Exercise objective:
Leave out the pictures, and retype only the lines from the beginning of the material through the line that contains "(0,0) rectangle (835,673);", including both.

Data segment:

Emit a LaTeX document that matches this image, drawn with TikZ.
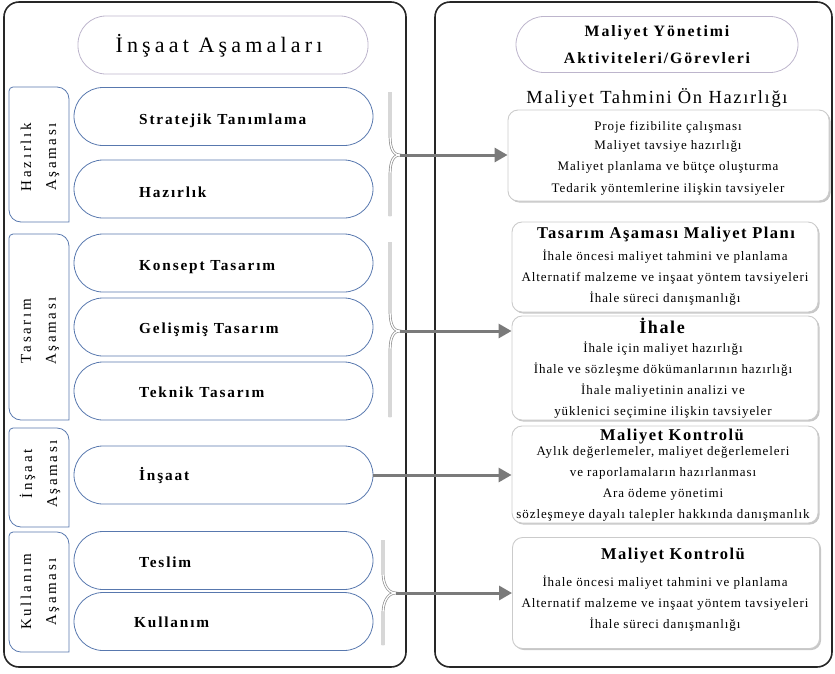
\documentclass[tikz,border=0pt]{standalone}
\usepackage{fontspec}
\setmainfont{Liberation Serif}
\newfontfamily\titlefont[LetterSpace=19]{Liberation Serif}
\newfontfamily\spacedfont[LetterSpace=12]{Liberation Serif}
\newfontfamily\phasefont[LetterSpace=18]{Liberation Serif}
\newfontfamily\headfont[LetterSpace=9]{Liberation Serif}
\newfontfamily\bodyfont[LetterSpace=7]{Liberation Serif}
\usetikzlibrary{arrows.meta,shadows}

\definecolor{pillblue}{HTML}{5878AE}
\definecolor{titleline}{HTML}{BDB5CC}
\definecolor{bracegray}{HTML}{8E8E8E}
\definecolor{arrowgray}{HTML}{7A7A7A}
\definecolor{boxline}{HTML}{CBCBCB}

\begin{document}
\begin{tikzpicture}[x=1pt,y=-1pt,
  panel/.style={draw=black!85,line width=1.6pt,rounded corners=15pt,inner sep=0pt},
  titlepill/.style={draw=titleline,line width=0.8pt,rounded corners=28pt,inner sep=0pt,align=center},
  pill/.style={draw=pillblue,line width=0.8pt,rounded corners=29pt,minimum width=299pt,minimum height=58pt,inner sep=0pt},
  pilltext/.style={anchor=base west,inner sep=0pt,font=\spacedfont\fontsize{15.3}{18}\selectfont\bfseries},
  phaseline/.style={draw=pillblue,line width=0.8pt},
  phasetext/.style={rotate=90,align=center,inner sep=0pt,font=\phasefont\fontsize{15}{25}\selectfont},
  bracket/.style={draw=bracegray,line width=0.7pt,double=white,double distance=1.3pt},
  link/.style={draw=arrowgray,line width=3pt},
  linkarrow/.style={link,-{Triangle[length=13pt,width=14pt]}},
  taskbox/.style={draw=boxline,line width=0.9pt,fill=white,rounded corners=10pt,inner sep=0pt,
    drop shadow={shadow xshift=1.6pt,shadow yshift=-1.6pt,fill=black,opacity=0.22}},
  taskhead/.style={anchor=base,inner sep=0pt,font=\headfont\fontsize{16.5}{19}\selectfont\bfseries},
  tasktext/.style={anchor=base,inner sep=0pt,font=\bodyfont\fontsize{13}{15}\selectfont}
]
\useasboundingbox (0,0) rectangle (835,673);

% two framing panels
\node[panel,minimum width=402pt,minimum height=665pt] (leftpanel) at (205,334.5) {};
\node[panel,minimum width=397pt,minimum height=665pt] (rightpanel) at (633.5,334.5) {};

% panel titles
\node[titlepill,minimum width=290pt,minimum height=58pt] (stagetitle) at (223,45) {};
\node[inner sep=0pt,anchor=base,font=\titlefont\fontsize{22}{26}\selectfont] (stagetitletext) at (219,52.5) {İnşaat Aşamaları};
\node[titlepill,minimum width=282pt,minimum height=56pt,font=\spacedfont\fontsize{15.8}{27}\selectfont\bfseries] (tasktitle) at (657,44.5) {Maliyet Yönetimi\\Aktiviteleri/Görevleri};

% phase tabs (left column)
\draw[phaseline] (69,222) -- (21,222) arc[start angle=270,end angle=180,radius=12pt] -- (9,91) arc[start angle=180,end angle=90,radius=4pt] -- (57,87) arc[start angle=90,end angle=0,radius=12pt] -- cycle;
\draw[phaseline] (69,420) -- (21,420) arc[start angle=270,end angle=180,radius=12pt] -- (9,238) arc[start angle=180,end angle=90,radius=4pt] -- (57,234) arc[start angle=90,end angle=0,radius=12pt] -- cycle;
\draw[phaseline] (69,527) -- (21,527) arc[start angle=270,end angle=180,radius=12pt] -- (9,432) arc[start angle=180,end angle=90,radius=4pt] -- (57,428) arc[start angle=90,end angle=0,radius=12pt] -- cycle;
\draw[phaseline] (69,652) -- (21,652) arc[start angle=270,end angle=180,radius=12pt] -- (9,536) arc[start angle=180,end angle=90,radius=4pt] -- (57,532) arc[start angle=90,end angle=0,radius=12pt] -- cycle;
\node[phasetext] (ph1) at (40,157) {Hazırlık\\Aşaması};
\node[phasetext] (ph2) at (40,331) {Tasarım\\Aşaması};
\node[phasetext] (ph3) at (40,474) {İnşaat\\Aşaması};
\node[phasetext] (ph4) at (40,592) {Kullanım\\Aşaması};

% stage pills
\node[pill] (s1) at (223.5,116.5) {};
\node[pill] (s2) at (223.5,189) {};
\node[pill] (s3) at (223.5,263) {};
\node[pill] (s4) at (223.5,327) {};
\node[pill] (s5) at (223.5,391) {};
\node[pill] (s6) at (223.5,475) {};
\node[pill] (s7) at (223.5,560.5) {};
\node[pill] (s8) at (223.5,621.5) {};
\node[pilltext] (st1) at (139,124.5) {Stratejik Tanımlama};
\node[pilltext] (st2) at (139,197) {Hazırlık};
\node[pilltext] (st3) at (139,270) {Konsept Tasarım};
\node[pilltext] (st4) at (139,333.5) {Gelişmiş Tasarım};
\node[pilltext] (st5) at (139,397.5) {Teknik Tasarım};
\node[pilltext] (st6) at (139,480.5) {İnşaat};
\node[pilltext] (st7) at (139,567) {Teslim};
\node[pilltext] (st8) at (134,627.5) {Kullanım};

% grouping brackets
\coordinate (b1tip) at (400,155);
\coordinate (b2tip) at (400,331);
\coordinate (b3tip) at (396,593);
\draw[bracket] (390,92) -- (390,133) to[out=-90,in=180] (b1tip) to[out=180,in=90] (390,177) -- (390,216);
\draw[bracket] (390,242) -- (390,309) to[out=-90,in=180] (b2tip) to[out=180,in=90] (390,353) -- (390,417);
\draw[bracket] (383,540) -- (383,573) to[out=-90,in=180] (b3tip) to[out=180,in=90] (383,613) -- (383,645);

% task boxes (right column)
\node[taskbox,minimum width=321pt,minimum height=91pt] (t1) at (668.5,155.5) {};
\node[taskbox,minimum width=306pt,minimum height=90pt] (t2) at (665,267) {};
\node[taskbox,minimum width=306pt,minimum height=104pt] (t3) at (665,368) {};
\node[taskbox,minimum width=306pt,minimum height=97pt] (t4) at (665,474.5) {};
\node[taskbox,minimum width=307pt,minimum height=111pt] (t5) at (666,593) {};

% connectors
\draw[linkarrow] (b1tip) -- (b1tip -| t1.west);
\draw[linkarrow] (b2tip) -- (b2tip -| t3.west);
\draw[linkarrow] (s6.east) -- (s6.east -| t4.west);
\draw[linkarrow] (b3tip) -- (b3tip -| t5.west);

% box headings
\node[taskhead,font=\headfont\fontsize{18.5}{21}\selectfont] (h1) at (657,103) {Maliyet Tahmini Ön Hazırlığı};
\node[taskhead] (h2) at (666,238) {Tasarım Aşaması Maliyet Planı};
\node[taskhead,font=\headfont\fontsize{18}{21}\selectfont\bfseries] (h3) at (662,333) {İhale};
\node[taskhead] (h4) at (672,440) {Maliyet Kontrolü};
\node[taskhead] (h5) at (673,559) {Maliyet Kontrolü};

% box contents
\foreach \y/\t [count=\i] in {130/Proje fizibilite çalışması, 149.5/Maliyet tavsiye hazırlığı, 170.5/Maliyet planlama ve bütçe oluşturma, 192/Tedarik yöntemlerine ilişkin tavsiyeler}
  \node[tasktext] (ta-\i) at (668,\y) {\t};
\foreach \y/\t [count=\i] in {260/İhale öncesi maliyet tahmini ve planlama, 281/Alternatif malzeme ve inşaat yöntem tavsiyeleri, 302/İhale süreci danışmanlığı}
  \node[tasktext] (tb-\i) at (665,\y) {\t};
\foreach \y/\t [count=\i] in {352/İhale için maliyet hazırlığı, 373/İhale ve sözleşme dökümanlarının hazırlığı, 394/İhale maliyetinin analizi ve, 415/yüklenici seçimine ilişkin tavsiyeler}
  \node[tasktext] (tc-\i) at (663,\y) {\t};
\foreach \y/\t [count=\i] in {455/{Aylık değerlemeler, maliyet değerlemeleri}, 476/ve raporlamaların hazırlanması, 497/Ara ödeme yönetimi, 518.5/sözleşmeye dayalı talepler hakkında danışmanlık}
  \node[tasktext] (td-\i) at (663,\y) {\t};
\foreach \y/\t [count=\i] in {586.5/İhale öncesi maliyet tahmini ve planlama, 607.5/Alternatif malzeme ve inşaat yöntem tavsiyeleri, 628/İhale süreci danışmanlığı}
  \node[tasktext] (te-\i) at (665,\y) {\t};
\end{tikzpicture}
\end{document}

Answer to this exercise:
Emit a LaTeX document that matches this image, drawn with TikZ.
\documentclass[tikz,border=0pt]{standalone}
\usepackage{fontspec}
\setmainfont{Liberation Serif}
\newfontfamily\titlefont[LetterSpace=19]{Liberation Serif}
\newfontfamily\spacedfont[LetterSpace=12]{Liberation Serif}
\newfontfamily\phasefont[LetterSpace=18]{Liberation Serif}
\newfontfamily\headfont[LetterSpace=9]{Liberation Serif}
\newfontfamily\bodyfont[LetterSpace=7]{Liberation Serif}
\usetikzlibrary{arrows.meta,shadows}

\definecolor{pillblue}{HTML}{5878AE}
\definecolor{titleline}{HTML}{BDB5CC}
\definecolor{bracegray}{HTML}{8E8E8E}
\definecolor{arrowgray}{HTML}{7A7A7A}
\definecolor{boxline}{HTML}{CBCBCB}

\begin{document}
\begin{tikzpicture}[x=1pt,y=-1pt,
  panel/.style={draw=black!85,line width=1.6pt,rounded corners=15pt,inner sep=0pt},
  titlepill/.style={draw=titleline,line width=0.8pt,rounded corners=28pt,inner sep=0pt,align=center},
  pill/.style={draw=pillblue,line width=0.8pt,rounded corners=29pt,minimum width=299pt,minimum height=58pt,inner sep=0pt},
  pilltext/.style={anchor=base west,inner sep=0pt,font=\spacedfont\fontsize{15.3}{18}\selectfont\bfseries},
  phaseline/.style={draw=pillblue,line width=0.8pt},
  phasetext/.style={rotate=90,align=center,inner sep=0pt,font=\phasefont\fontsize{15}{25}\selectfont},
  bracket/.style={draw=bracegray,line width=0.7pt,double=white,double distance=1.3pt},
  link/.style={draw=arrowgray,line width=3pt},
  linkarrow/.style={link,-{Triangle[length=13pt,width=14pt]}},
  taskbox/.style={draw=boxline,line width=0.9pt,fill=white,rounded corners=10pt,inner sep=0pt,
    drop shadow={shadow xshift=1.6pt,shadow yshift=-1.6pt,fill=black,opacity=0.22}},
  taskhead/.style={anchor=base,inner sep=0pt,font=\headfont\fontsize{16.5}{19}\selectfont\bfseries},
  tasktext/.style={anchor=base,inner sep=0pt,font=\bodyfont\fontsize{13}{15}\selectfont}
]
\useasboundingbox (0,0) rectangle (835,673);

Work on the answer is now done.